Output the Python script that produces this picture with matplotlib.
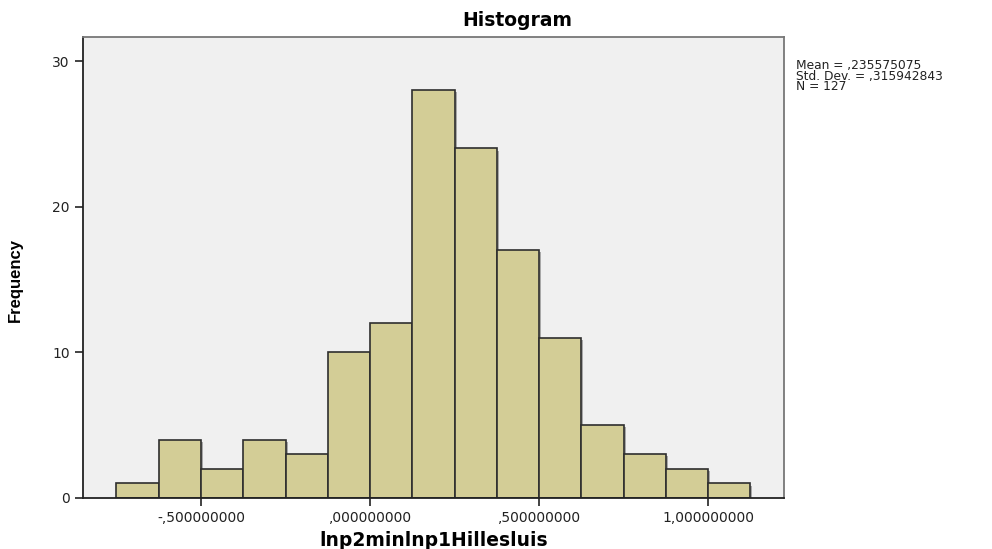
import numpy as np
import matplotlib
matplotlib.use("Agg")
import matplotlib.pyplot as plt
import matplotlib.patheffects as pe

plt.rcParams["font.family"] = ["DejaVu Sans"]

# histogram bins (width 0.125) and counts per bin
bin_edges = [-0.75, -0.625, -0.5, -0.375, -0.25, -0.125, 0.0, 0.125, 0.25,
             0.375, 0.5, 0.625, 0.75, 0.875, 1.0, 1.125]
counts = [1, 4, 2, 4, 3, 10, 12, 28, 24, 17, 11, 5, 3, 2, 1]

x_ticks = [-0.5, 0.0, 0.5, 1.0]
x_tick_labels = ["-,500000000", ",000000000", ",500000000", "1,000000000"]
y_ticks = [0, 10, 20, 30]

stats_text = "Mean = ,235575075\nStd. Dev. = ,315942843\nN = 127"

fig = plt.figure(figsize=(9.92, 5.49), dpi=100)
ax = fig.add_axes([0.0837, 0.0929, 0.7067, 0.8397])
ax.set_facecolor("#f0f0f0")

lefts = np.array(bin_edges[:-1])
widths = np.diff(bin_edges)
bars = ax.bar(lefts, counts, width=widths, align="edge",
              color="#d3cd96", edgecolor="#2e2e2e", linewidth=1.2, zorder=2)
for b in bars:
    b.set_path_effects([pe.SimplePatchShadow(offset=(1.5, -1.5), shadow_rgbFace="#8a8a8a", alpha=0.7),
                        pe.Normal()])

ax.set_xlim(-0.849, 1.225)
ax.set_ylim(0, 31.65)

ax.set_xticks(x_ticks)
ax.set_xticklabels(x_tick_labels)
ax.set_yticks(y_ticks)
ax.tick_params(axis="both", direction="out", length=6, width=1.2,
               color="#222222", labelsize=10, labelcolor="#222222")

for side in ["left", "bottom"]:
    ax.spines[side].set_color("#222222")
    ax.spines[side].set_linewidth(1.3)
for side in ["top", "right"]:
    ax.spines[side].set_color("#777777")
    ax.spines[side].set_linewidth(1.3)

ax.set_xlabel("lnp2minlnp1Hillesluis", fontsize=13.5, fontweight="bold", labelpad=4)
fig.text(0.016, 0.49, "Frequency", rotation=90, ha="center", va="center",
         fontsize=12, fontweight="bold",
         family=["Liberation Sans Narrow", "Liberation Sans", "DejaVu Sans"])

fig.text(0.521, 0.962, "Histogram", ha="center", va="center",
         fontsize=13.5, fontweight="bold")

fig.text(0.802, 0.893, stats_text, ha="left", va="top", fontsize=8.8,
         linespacing=0.78, color="#222222")

fig.savefig("out.png", dpi=100)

◆ GOAL OF THE EXERCISE
Every line is to be duplicated exactly, though pictures stay out.

◆ WRITTEN REPLY
Output the Python script that produces this picture with matplotlib.
import numpy as np
import matplotlib
matplotlib.use("Agg")
import matplotlib.pyplot as plt
import matplotlib.patheffects as pe

plt.rcParams["font.family"] = ["DejaVu Sans"]

# histogram bins (width 0.125) and counts per bin
bin_edges = [-0.75, -0.625, -0.5, -0.375, -0.25, -0.125, 0.0, 0.125, 0.25,
             0.375, 0.5, 0.625, 0.75, 0.875, 1.0, 1.125]
counts = [1, 4, 2, 4, 3, 10, 12, 28, 24, 17, 11, 5, 3, 2, 1]

x_ticks = [-0.5, 0.0, 0.5, 1.0]
x_tick_labels = ["-,500000000", ",000000000", ",500000000", "1,000000000"]
y_ticks = [0, 10, 20, 30]

stats_text = "Mean = ,235575075\nStd. Dev. = ,315942843\nN = 127"

fig = plt.figure(figsize=(9.92, 5.49), dpi=100)
ax = fig.add_axes([0.0837, 0.0929, 0.7067, 0.8397])
ax.set_facecolor("#f0f0f0")

lefts = np.array(bin_edges[:-1])
widths = np.diff(bin_edges)
bars = ax.bar(lefts, counts, width=widths, align="edge",
              color="#d3cd96", edgecolor="#2e2e2e", linewidth=1.2, zorder=2)
for b in bars:
    b.set_path_effects([pe.SimplePatchShadow(offset=(1.5, -1.5), shadow_rgbFace="#8a8a8a", alpha=0.7),
                        pe.Normal()])

ax.set_xlim(-0.849, 1.225)
ax.set_ylim(0, 31.65)

ax.set_xticks(x_ticks)
ax.set_xticklabels(x_tick_labels)
ax.set_yticks(y_ticks)
ax.tick_params(axis="both", direction="out", length=6, width=1.2,
               color="#222222", labelsize=10, labelcolor="#222222")

for side in ["left", "bottom"]:
    ax.spines[side].set_color("#222222")
    ax.spines[side].set_linewidth(1.3)
for side in ["top", "right"]:
    ax.spines[side].set_color("#777777")
    ax.spines[side].set_linewidth(1.3)

ax.set_xlabel("lnp2minlnp1Hillesluis", fontsize=13.5, fontweight="bold", labelpad=4)
fig.text(0.016, 0.49, "Frequency", rotation=90, ha="center", va="center",
         fontsize=12, fontweight="bold",
         family=["Liberation Sans Narrow", "Liberation Sans", "DejaVu Sans"])

fig.text(0.521, 0.962, "Histogram", ha="center", va="center",
         fontsize=13.5, fontweight="bold")

fig.text(0.802, 0.893, stats_text, ha="left", va="top", fontsize=8.8,
         linespacing=0.78, color="#222222")

fig.savefig("out.png", dpi=100)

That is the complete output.